DataParallel changes parameter names, issue with load_state_dict()

xvdp · November 6, 2019, 9:20pm

Im working on multigpu, single gpu and cpu on the same model.
I noticed that dataparallel changes the parameter names appending the names to a “module.” prefix.
eg. from “conv1.weight” to “module.conv1.weight”
This is fine for training, until one needs to load the parameters in a model that is not running DataParallel.
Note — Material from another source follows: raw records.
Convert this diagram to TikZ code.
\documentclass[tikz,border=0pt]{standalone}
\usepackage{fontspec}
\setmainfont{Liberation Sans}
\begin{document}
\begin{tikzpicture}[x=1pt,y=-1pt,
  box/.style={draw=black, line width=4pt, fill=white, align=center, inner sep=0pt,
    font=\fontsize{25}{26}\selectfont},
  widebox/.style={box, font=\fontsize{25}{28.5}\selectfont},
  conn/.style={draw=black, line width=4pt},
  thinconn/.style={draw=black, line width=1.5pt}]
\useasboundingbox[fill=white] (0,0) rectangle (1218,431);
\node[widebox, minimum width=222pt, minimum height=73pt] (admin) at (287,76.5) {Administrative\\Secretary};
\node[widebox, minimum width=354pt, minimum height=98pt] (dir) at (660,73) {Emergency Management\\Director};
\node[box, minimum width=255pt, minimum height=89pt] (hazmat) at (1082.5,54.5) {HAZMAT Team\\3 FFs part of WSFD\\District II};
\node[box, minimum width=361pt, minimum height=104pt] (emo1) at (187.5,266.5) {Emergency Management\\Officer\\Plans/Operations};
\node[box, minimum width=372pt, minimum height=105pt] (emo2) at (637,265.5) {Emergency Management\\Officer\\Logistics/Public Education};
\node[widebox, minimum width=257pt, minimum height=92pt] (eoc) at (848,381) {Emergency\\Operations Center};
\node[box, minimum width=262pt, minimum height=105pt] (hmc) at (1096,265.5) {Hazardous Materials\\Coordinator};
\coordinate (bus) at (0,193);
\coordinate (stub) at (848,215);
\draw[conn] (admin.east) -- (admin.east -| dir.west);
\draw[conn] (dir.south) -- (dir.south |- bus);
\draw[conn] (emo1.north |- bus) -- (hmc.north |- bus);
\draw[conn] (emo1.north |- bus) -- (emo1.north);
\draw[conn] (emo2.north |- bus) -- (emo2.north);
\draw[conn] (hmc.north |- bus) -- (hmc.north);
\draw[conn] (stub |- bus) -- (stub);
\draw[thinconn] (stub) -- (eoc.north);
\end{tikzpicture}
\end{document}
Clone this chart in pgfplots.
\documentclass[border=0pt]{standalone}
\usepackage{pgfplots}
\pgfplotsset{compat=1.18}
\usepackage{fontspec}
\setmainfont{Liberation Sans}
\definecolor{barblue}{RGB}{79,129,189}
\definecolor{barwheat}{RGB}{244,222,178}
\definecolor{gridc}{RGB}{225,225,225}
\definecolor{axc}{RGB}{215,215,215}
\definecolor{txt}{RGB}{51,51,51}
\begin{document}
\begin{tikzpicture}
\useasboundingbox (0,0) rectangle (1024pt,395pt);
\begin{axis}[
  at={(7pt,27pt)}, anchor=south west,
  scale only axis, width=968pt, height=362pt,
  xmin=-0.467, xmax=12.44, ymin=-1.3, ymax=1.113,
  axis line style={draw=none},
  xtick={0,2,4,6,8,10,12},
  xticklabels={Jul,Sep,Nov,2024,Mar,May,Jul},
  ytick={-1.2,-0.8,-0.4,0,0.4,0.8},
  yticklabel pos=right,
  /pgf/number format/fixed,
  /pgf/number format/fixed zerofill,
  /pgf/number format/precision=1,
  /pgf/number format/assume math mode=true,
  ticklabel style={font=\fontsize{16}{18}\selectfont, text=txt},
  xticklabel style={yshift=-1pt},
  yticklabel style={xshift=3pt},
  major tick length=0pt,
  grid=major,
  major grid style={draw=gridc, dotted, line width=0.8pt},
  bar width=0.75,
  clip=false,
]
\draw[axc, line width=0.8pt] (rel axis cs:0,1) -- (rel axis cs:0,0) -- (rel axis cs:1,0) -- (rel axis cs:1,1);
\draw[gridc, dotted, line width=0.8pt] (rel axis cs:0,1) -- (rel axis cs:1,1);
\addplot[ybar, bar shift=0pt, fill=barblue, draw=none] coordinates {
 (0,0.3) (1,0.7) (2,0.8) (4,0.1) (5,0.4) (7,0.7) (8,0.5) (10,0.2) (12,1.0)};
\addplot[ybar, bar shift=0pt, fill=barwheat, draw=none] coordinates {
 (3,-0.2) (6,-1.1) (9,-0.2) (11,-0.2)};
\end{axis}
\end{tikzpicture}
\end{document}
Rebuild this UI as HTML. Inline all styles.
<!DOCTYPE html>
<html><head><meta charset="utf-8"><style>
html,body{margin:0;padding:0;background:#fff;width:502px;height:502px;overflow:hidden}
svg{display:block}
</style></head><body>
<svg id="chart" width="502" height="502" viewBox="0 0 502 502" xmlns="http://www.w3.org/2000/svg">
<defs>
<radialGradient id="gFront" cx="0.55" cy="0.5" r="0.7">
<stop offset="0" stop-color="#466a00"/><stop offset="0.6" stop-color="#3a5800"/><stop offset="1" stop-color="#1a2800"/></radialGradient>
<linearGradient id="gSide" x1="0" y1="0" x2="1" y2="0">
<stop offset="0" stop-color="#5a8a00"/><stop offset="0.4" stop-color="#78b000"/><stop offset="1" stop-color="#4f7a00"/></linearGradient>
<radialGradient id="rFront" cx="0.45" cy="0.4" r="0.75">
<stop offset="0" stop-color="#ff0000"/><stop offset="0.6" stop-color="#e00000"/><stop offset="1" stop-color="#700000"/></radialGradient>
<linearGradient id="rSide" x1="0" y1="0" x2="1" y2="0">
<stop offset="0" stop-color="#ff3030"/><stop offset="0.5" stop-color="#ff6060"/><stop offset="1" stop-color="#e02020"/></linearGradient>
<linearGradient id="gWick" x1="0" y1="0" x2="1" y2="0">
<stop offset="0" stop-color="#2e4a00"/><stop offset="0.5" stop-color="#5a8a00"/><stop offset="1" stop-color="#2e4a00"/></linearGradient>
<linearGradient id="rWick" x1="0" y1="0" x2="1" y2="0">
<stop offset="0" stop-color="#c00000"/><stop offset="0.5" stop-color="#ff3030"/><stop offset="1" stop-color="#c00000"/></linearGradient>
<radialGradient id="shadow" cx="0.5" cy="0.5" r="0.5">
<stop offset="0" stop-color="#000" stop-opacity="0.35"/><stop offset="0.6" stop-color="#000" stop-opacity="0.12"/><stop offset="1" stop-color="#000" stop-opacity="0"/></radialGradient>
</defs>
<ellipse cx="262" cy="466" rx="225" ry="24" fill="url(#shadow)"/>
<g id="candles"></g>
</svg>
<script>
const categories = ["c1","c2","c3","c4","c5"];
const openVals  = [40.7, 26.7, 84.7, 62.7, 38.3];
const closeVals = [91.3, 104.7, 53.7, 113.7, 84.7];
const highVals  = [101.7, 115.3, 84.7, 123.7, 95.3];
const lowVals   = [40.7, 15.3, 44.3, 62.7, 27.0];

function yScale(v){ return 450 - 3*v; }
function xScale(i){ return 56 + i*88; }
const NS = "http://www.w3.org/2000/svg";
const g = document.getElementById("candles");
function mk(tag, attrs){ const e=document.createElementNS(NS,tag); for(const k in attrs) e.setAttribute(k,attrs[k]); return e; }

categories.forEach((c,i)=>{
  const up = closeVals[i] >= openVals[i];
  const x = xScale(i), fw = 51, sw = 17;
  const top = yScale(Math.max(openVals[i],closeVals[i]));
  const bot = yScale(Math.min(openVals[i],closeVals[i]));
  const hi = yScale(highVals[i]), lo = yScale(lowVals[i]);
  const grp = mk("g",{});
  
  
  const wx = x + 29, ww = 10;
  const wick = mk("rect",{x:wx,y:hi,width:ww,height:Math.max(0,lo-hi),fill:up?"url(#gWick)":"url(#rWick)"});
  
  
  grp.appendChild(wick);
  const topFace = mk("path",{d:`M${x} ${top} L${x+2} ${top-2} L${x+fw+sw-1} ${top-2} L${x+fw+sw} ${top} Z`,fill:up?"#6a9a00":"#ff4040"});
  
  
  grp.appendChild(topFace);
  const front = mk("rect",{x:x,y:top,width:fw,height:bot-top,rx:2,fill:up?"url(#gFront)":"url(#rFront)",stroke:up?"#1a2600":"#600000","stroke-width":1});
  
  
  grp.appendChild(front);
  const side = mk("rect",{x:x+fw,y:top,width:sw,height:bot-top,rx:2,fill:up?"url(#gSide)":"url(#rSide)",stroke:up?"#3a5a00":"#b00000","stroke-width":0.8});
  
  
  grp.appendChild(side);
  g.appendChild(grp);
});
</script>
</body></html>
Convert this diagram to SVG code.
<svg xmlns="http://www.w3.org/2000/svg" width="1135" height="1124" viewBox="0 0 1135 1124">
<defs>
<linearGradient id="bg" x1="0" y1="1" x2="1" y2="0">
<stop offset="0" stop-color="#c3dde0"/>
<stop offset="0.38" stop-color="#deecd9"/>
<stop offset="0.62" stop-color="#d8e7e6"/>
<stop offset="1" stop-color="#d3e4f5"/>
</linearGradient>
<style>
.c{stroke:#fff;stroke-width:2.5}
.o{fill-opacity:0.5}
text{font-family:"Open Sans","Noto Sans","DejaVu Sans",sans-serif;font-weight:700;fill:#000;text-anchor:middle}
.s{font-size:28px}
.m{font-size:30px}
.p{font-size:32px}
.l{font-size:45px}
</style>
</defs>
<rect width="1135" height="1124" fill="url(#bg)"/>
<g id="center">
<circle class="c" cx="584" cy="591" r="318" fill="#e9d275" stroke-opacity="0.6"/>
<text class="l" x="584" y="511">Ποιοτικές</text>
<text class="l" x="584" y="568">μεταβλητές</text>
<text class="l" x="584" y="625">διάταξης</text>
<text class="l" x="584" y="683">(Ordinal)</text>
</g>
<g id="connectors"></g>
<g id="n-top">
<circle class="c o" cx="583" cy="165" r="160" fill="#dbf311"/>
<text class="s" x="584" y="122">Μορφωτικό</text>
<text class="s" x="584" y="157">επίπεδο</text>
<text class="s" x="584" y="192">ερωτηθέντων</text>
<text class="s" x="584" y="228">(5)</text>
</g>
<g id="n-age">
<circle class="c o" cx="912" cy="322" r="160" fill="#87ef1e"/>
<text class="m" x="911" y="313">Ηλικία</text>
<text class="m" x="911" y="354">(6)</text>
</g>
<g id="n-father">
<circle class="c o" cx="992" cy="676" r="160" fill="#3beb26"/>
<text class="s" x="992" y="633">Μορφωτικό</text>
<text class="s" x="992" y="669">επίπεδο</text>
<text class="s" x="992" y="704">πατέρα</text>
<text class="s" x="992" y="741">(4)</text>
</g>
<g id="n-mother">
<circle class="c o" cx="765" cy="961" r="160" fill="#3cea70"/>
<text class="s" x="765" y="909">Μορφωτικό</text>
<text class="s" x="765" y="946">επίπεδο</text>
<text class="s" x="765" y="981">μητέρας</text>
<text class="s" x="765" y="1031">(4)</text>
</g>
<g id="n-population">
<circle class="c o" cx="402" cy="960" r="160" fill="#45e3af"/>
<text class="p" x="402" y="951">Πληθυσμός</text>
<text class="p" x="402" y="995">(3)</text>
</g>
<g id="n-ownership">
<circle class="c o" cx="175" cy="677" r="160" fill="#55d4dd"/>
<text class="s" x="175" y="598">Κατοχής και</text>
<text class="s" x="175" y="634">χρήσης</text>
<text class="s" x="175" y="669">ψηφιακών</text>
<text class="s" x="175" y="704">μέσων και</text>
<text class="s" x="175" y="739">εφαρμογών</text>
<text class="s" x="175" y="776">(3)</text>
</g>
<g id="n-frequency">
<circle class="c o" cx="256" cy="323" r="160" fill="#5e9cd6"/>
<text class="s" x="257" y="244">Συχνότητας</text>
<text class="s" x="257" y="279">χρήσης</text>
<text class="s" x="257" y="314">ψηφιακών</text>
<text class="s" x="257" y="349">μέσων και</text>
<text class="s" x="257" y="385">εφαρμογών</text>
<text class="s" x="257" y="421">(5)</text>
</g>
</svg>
Short of rebuilding the OrderedDict splitting “module.” out of the names; or building a generalized trained model loader that matches partial names and tensor shapes, Is there a generalized way of handling this?
its no biggie, but i rather use a generalized handler if one is available. Im testing inference times on cpu only devices but my training setup is multigpu.

thanks

JuanFMontesinos · November 6, 2019, 10:07pm

You can just modify dic names by hand and manually removing module.

            state_dict = torch.load(directory, map_location=lambda storage, loc: storage)
        new_state_dict = OrderedDict()

        for k, v in state_dict.items():
            if k[:7] == 'module.':
                name = k[7:]  # remove `module.`
            else:
                name = k
            new_state_dict[name] = v

xvdp · November 7, 2019, 8:33pm

right, thanks, i was asking if there was a generalized loader that didnt require that. I was hacking it like this,

from collections import OrderedDict as OD
#...
          if device == "cuda":
                self.model = torch.nn.DataParallel(self.model)
                self.model.load_state_dict(state_dict)
            else:
                state = OD([(key.split("module.")[-1], state_dict[key]) for key in state_dict])

                self.model.load_state_dict(state)
#...